Nous redescendons à distance de la Grenouille par l’ouest, et atteignons le Hallage des Naufragés au triple galop, sous la pluie. Nous avions laissé une touque de vivres quelques jours plus tôt, à peine le temps de partager la charge et nous repartons vers l’opposé du Halage, direction la presqu’île Ronarch. En quelques minutes, nous passons d’une presqu’île à l’autre. Si une montée des eaux devait survenir dans les siècles à venir, presqu’île Ronarch et Jeanne d’Arc deviendraient à coup sûr des îles, tant ces deux Halages, celui des Naufragés et celui des Swains, sont plats et étroits.
Nouvelle ascension au quart de tour, un peu à droite de la tête d’homme.
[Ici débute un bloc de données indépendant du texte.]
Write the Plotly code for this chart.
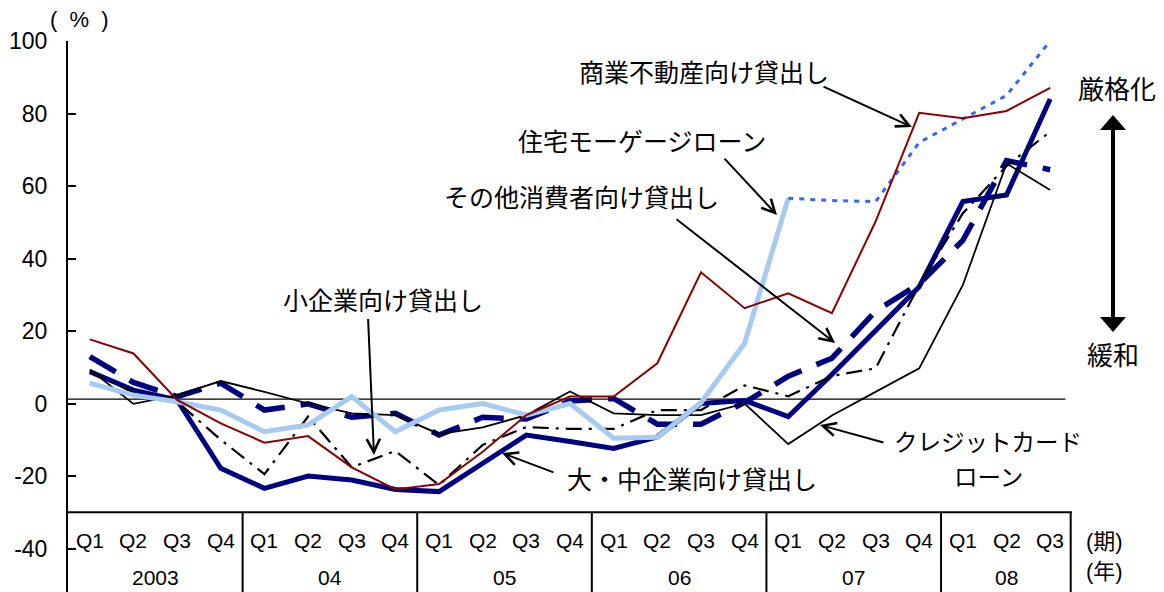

Parvenus au sommet, nous faisons une VAC avec Gégé (on ne capte pas à la cabane) puis redesendons en direction de la grande vallée de Phonolite qui disparaît déjà dans la pénombre de fin de journée.
La Vallée de Phonolite, et dans le prolongement la baie Greenland
Ce sont de terribles rafales à 60 nœuds qui nous accueillent sur l’autre versant, et lorsque nous atteignons enfin la petite cabane de Phonolite, chacun de nous est heureux de poser son sac, défaire ses chaussures, retirer ses vêtements trempés.
La cabane de Phonolite
(construite dans les années 80 pour l'étude géologique des sommets entourant la vallée de Phonolite - nom d'une roche volcanique qui, là où le basalte est noire, est quant à elle claire)
Hooo le gourmand... Nutella sur riz au lait lyophylisé
Une belle soirée dans une superbe petite cabane en bois nous attend ; demain matin Gwen et l’Aventure II viennent nous récupérer. C’est la fin d’une belle aventure, en bien belle compagnie, dans un bien bel endroit.